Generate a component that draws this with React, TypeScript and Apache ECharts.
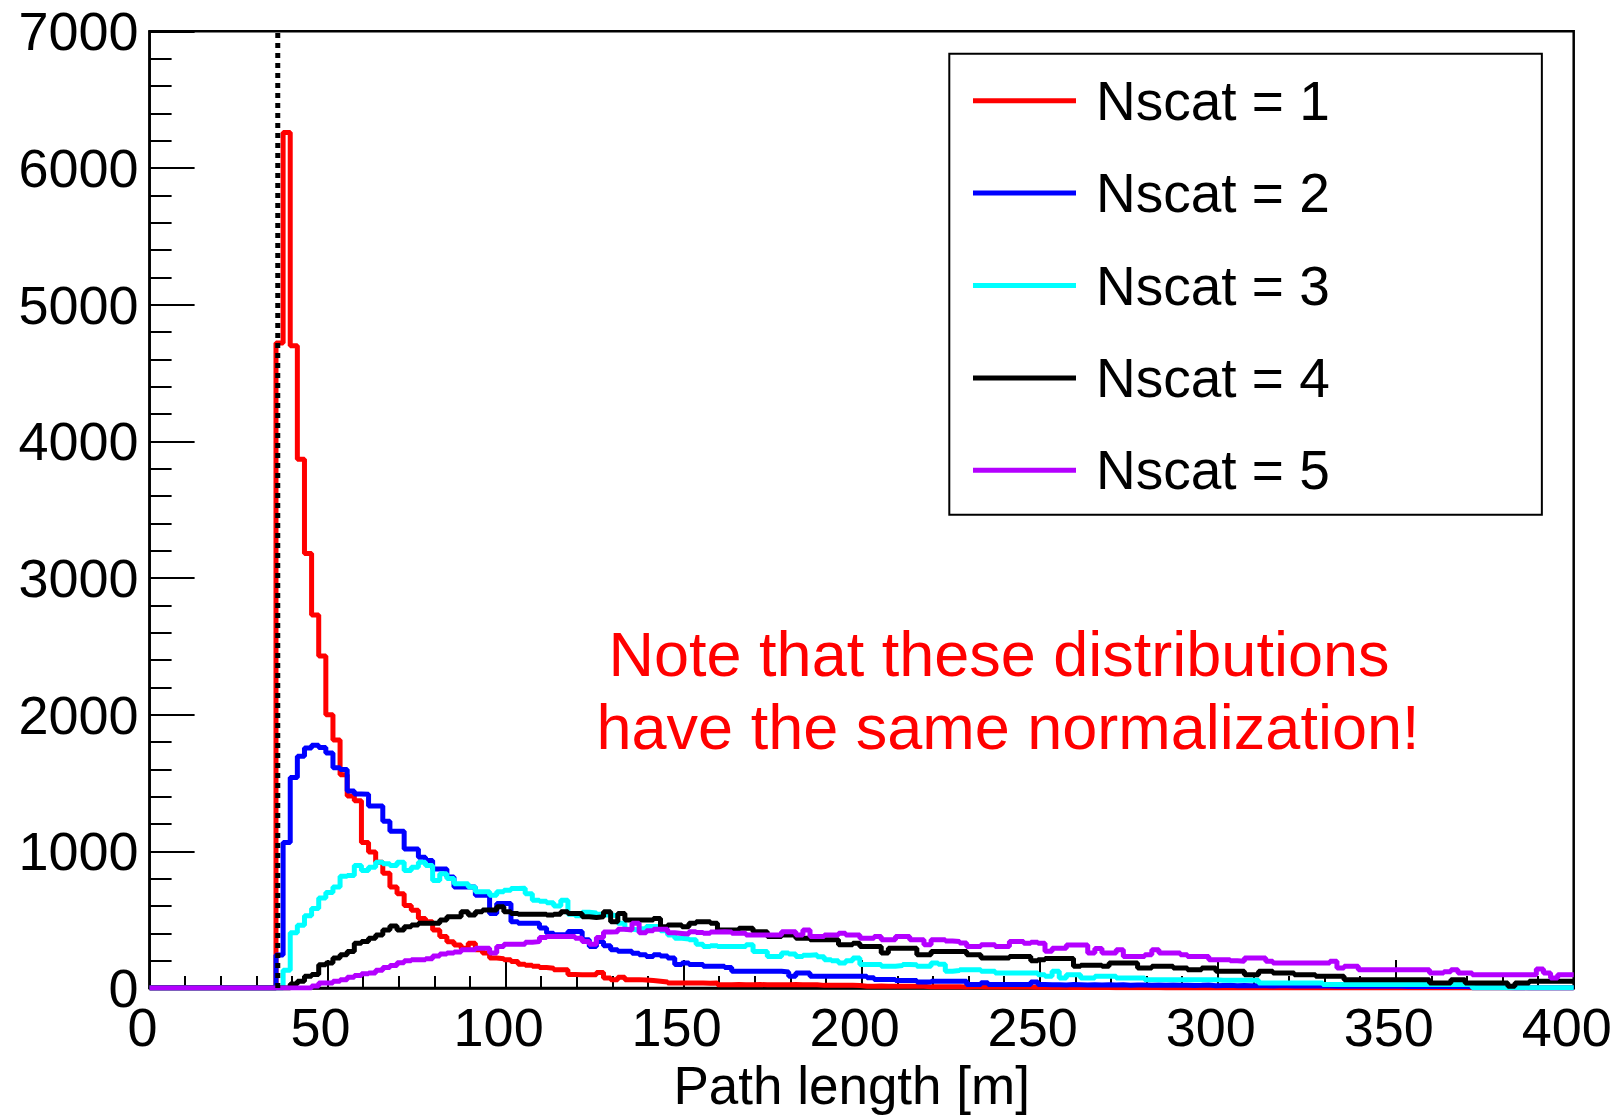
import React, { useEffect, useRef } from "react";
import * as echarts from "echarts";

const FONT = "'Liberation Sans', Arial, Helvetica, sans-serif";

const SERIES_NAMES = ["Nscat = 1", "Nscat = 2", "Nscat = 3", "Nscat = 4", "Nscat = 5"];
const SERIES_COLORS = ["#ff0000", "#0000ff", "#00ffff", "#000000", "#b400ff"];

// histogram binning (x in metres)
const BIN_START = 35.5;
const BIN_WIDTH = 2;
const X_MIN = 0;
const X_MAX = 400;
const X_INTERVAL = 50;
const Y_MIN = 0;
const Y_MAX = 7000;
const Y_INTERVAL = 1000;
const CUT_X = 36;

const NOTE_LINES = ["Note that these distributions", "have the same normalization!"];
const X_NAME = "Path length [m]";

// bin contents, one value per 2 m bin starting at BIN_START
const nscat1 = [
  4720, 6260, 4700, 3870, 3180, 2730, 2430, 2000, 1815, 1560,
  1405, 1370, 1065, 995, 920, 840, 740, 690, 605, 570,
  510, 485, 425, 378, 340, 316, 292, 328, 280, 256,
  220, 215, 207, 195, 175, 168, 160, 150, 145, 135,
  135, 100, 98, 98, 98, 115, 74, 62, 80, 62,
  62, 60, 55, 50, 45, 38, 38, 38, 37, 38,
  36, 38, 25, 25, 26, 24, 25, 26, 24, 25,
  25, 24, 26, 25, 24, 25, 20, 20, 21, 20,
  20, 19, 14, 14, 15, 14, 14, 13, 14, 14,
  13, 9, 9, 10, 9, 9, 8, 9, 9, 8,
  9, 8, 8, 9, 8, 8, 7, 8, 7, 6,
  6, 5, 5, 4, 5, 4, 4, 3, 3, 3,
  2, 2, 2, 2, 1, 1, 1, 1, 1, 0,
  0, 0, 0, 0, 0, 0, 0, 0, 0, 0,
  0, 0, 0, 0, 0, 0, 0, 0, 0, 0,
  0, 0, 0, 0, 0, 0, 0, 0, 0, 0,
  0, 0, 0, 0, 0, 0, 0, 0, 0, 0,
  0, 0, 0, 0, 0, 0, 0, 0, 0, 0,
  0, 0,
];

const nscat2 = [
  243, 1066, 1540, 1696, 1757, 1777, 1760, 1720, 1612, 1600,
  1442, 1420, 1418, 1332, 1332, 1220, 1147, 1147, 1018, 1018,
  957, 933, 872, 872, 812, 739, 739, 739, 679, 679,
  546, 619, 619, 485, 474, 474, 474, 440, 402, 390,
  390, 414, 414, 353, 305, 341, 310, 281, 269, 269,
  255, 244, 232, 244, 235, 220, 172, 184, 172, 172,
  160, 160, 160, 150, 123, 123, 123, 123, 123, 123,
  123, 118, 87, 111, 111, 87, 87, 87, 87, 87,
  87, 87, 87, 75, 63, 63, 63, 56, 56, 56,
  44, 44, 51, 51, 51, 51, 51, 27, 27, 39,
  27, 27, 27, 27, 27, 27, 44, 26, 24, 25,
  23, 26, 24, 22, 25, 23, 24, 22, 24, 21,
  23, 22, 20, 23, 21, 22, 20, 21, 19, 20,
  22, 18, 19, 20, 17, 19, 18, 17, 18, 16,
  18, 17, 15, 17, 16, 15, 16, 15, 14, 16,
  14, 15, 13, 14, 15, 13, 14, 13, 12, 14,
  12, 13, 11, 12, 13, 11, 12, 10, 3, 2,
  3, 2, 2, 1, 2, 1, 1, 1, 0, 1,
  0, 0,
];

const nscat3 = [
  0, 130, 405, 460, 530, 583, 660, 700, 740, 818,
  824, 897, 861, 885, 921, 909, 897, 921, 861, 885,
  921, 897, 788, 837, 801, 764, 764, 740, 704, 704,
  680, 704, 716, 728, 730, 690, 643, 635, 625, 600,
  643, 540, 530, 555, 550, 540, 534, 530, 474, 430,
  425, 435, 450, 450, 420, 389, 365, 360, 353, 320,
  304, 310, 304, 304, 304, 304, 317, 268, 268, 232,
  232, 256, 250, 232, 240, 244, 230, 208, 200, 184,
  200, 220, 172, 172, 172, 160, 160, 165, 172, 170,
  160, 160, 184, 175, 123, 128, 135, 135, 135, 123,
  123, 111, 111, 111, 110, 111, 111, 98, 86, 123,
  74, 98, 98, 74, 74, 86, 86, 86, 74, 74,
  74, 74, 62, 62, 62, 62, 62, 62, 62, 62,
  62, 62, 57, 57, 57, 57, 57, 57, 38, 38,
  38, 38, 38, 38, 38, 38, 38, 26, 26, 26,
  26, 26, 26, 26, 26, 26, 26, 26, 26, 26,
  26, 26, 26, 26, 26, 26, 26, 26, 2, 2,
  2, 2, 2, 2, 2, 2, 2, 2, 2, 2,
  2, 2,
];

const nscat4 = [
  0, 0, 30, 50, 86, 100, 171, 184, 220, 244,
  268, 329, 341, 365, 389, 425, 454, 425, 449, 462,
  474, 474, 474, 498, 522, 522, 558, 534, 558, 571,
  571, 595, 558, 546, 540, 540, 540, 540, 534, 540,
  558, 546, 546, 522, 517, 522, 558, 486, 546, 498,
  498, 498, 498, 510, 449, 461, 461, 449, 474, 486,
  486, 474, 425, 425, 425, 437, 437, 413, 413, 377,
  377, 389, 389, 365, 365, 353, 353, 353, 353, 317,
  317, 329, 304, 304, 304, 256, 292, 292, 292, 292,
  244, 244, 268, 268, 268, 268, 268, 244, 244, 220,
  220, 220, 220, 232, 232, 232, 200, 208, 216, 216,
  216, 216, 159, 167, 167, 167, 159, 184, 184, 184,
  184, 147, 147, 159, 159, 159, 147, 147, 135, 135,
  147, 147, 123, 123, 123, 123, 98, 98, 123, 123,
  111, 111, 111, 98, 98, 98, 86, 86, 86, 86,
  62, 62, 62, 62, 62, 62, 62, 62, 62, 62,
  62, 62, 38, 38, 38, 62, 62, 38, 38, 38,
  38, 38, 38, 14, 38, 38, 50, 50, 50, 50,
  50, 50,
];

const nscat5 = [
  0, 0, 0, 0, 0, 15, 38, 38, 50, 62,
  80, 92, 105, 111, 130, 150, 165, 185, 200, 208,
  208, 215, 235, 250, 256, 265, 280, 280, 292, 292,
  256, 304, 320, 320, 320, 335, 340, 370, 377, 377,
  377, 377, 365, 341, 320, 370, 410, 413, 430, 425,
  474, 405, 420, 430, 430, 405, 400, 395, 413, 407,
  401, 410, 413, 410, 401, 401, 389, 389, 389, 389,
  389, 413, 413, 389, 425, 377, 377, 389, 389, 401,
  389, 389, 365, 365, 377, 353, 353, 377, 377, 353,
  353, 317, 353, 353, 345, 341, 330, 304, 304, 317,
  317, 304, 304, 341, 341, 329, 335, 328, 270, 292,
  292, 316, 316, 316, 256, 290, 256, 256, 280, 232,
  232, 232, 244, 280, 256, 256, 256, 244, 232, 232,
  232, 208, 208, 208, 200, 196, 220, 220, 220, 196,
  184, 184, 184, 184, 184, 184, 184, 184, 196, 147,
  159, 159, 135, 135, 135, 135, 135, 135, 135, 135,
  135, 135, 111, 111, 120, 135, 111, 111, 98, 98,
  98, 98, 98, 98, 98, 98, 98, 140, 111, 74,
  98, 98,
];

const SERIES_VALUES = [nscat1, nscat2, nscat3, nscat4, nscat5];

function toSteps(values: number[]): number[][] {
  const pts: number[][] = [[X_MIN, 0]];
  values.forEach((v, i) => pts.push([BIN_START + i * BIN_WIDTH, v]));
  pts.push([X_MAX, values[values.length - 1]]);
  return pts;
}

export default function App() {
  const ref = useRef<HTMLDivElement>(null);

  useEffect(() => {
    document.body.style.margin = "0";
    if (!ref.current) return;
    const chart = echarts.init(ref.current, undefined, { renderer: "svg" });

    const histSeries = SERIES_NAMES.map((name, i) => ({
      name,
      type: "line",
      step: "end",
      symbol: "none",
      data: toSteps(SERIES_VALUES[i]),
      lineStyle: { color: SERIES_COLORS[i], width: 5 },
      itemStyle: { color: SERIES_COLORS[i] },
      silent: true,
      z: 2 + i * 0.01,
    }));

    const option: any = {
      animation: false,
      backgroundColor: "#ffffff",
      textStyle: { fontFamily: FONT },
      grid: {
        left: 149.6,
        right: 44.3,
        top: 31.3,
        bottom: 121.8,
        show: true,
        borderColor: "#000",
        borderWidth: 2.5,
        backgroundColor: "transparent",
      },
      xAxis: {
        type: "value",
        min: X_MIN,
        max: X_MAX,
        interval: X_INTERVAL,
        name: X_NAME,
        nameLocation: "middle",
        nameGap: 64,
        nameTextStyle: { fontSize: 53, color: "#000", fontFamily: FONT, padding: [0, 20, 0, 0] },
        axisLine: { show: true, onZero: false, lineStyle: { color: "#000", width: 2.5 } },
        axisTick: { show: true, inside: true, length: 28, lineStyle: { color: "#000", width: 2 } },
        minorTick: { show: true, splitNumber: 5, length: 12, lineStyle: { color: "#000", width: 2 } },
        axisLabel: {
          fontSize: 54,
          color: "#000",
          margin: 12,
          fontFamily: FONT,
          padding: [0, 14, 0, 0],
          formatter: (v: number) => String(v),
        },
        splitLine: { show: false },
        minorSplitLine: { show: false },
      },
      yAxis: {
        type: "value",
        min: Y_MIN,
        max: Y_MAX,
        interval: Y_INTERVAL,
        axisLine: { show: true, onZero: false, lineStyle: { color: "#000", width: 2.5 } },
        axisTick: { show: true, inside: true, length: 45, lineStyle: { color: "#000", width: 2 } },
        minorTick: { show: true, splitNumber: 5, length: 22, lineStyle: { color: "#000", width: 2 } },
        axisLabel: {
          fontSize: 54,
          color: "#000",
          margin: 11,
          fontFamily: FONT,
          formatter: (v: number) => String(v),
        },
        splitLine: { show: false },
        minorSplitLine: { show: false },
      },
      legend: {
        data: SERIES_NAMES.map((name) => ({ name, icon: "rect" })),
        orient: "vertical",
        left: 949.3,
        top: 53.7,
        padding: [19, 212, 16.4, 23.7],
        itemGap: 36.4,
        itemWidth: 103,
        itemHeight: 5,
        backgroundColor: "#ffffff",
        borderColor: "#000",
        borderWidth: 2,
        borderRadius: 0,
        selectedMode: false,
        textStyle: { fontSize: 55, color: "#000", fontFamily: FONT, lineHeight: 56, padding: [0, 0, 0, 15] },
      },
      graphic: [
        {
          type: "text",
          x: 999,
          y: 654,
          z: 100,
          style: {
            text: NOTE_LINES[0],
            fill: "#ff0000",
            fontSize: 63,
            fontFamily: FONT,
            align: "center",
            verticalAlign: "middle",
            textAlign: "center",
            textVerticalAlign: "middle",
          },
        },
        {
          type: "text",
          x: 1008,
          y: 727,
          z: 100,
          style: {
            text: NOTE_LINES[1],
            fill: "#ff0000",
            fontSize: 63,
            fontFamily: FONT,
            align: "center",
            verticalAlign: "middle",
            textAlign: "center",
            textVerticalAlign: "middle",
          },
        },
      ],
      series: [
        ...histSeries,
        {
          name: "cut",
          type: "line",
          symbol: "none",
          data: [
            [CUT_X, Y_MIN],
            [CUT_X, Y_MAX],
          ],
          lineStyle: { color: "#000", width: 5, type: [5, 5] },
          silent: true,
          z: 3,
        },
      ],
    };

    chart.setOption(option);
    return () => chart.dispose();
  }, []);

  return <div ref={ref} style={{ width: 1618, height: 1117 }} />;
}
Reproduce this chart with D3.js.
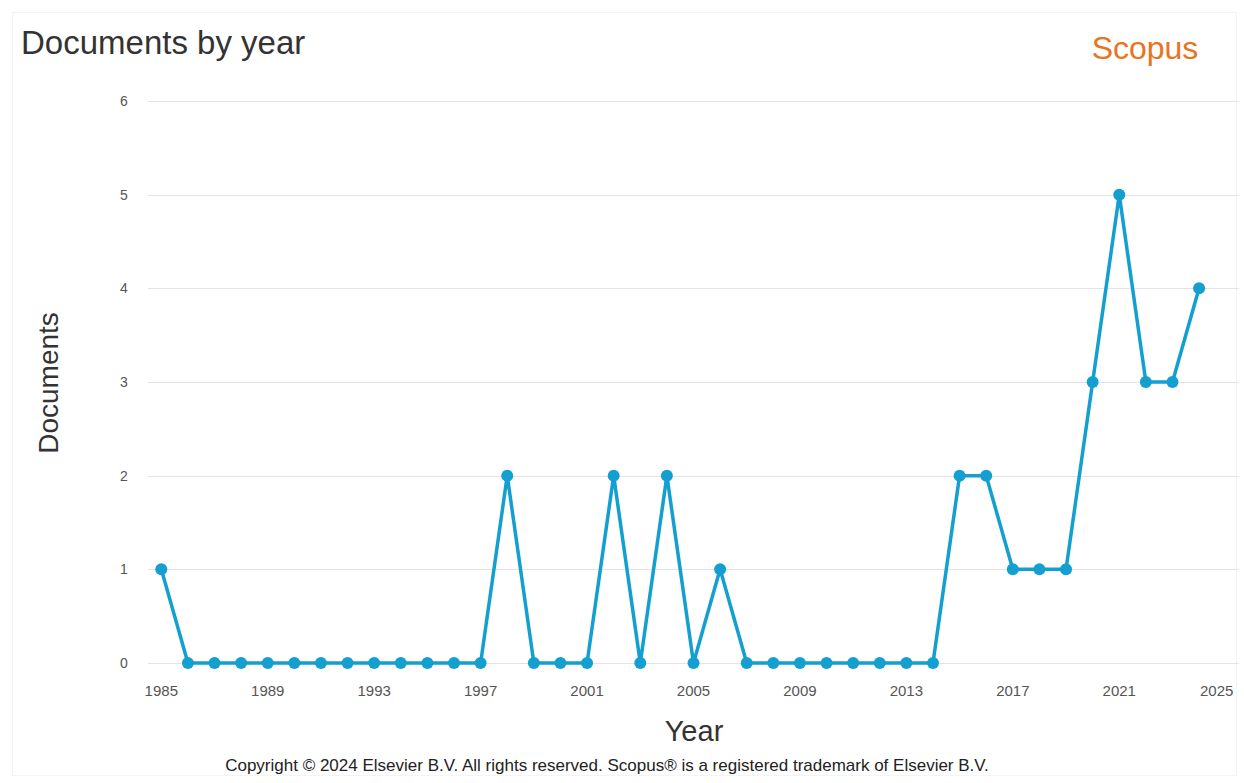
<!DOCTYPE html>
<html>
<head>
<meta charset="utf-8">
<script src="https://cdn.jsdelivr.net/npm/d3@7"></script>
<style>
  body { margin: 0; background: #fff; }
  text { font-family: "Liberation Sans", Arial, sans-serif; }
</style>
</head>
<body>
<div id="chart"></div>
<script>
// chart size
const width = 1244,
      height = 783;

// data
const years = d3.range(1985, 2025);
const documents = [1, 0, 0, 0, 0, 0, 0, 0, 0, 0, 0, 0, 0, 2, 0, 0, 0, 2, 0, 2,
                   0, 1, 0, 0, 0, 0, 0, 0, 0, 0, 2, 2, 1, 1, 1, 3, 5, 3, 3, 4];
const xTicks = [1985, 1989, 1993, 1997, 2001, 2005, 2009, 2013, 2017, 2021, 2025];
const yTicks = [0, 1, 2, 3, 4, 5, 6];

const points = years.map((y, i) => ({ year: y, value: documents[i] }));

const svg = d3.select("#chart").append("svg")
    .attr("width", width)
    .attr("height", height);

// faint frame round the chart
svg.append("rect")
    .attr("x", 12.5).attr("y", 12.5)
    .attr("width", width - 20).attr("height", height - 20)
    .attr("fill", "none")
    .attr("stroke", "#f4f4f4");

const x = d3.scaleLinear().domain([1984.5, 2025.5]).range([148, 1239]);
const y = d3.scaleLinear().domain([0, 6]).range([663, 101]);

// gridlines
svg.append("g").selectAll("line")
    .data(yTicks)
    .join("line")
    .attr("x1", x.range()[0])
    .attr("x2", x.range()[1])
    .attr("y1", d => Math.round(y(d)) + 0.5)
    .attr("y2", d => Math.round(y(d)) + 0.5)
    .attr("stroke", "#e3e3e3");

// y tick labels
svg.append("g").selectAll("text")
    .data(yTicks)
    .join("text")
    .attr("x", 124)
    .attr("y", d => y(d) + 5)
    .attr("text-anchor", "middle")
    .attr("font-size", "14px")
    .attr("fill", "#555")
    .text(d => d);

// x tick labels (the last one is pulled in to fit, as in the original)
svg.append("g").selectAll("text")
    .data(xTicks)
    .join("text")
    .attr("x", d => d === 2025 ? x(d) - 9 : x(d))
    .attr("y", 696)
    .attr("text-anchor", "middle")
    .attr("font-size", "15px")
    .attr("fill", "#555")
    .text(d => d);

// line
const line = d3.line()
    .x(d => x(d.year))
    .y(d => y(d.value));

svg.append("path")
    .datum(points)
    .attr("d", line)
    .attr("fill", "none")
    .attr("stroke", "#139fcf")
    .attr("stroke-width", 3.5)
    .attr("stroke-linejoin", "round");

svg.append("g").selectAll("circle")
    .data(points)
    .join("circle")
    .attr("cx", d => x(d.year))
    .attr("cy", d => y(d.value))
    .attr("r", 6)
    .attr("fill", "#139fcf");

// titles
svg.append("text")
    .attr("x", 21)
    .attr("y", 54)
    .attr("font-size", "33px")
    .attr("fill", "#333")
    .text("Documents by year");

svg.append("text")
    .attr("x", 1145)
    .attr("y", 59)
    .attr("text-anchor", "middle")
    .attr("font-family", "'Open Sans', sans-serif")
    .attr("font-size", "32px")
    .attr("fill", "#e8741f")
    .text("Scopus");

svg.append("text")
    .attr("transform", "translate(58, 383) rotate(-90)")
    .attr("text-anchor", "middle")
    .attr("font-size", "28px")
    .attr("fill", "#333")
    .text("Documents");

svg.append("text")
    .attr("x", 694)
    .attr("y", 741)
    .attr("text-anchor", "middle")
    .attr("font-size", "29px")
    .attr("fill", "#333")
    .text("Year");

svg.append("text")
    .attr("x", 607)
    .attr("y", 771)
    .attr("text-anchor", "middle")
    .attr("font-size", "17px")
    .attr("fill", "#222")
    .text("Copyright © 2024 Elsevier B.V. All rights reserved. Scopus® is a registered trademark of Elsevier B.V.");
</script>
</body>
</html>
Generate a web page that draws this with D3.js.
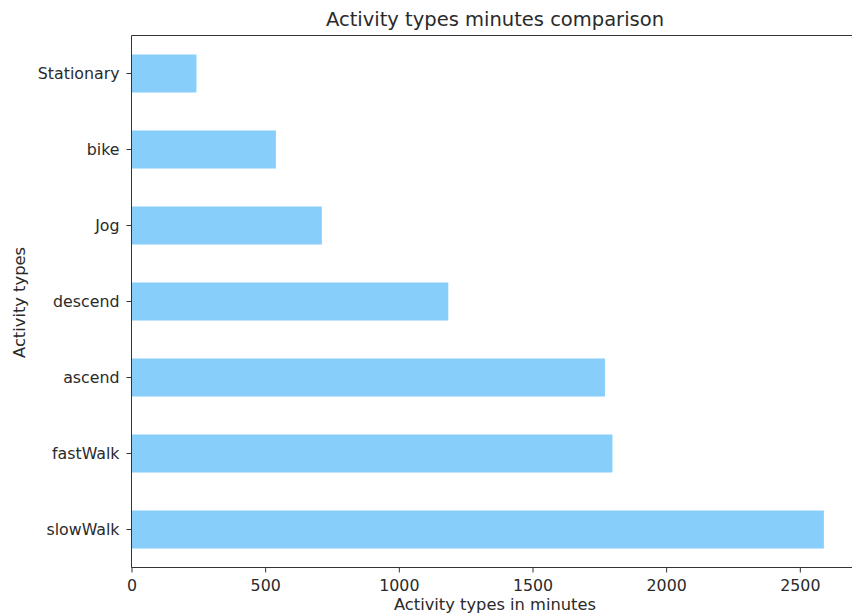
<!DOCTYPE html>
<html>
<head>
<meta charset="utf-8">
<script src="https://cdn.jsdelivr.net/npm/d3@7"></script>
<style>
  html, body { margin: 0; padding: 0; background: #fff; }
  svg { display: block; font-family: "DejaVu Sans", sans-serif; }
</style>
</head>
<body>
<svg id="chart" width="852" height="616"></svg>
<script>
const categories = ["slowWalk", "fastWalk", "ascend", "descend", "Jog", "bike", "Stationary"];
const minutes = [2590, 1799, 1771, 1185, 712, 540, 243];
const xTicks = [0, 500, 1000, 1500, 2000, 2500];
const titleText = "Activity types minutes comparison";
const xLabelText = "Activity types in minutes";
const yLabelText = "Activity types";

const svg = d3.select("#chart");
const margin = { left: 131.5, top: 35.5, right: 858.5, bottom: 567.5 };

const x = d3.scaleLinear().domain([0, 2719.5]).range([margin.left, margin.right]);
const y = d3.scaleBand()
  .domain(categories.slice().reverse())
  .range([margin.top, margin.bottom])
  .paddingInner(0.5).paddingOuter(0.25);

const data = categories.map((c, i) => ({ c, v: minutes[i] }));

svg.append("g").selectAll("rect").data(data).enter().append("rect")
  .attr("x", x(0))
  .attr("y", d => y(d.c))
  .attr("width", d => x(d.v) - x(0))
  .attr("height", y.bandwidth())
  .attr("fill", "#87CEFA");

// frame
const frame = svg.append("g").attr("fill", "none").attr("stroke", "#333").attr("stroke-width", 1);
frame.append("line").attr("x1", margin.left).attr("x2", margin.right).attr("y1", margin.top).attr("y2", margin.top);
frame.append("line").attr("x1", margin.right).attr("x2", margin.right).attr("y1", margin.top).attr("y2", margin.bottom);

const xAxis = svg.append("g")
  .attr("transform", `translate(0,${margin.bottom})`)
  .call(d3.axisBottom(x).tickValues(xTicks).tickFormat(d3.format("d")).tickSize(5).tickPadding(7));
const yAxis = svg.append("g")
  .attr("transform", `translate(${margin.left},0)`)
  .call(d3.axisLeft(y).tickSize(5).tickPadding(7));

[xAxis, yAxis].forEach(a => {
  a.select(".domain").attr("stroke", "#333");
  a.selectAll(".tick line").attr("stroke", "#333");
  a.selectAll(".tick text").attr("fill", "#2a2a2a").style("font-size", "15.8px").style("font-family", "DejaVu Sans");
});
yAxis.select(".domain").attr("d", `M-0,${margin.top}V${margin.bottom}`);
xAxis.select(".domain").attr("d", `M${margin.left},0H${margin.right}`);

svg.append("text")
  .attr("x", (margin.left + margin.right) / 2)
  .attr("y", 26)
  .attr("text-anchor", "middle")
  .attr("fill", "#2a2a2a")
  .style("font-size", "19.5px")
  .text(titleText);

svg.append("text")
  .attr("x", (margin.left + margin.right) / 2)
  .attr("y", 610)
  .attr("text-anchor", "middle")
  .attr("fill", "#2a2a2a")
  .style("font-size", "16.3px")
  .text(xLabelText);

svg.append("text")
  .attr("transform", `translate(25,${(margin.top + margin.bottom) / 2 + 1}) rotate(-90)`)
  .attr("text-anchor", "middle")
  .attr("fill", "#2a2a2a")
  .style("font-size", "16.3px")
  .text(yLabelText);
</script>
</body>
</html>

| Stated exercise |
Locate each line with the word "this" and copy it.

| Answer for the task |
Generate a component that draws this with React, TypeScript and Apache ECharts.
Reproduce this chart with D3.js.
Generate a web page that draws this with D3.js.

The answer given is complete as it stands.